6 views (last 30 days)
I have total 540 dataset where each 20 are similar data set and sequentially organized. I want to use K-fold cross validation which select each 20 data set sequentially for test. Exmple: for 1st test set among 540 data, the last 20 will use for test and first 520 will be training. So total, 54 fold will be used for all combination.
Adam Danz on 16 Nov 2021
Edited: Adam Danz on 16 Nov 2021
I suggest identifying each group with a grouping variable. groupID is the grouping variable.
% Set these values
n = 540; % number of data points
nPerGroup = 20; % number of consecutive values per group
% compute group IDs
nGroups = n/nPerGroup; % number of groups (must be an integer)
assert(mod(nGroups,1)==0, 'nGroups must be an integer') % assumption check
groupID = repelem((1:nGroups)', nPerGroup, 1); % group ID (same length as your data (540 elements)

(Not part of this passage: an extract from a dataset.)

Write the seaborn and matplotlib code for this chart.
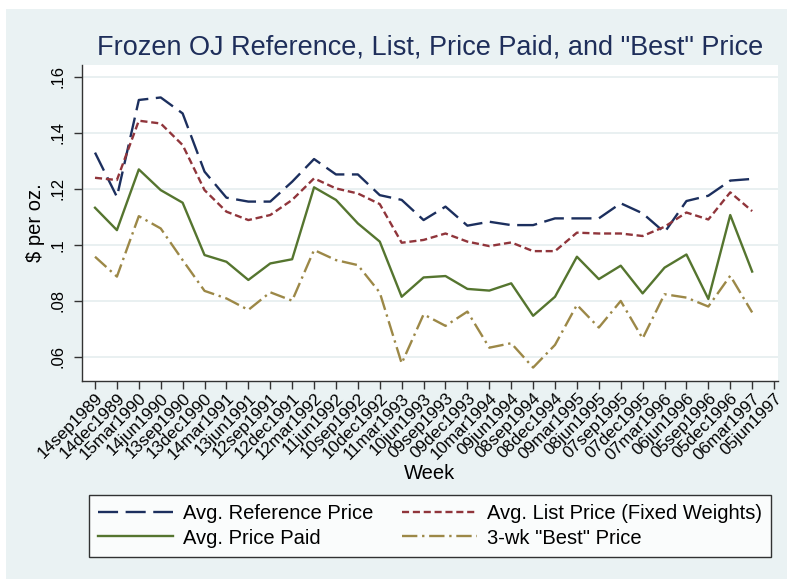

For 540 values and 20 values per group, there are 27 partitions for 27-fold cross validation. Note, however, that k-fold cross validation uses random samples and you are not sampling randomly unless the list of 540 values are already randomized so if these methods are described in a publication, you'd need to inditate this adjustment to the methodology. For each repetition one partition is reserved for testing while the other k-1 partitions are used for training. This also departs from your explanation that one partition is used for training and another for testing.
To implement 27-fold cross validation, you can loop through each groupID as follows, data is your 540-element data which is assumed here to be a vector
for i = 1:nGroups
train = data(groupID ~= i);
test = data(groupID == i);
% < do Training >
% < do testing >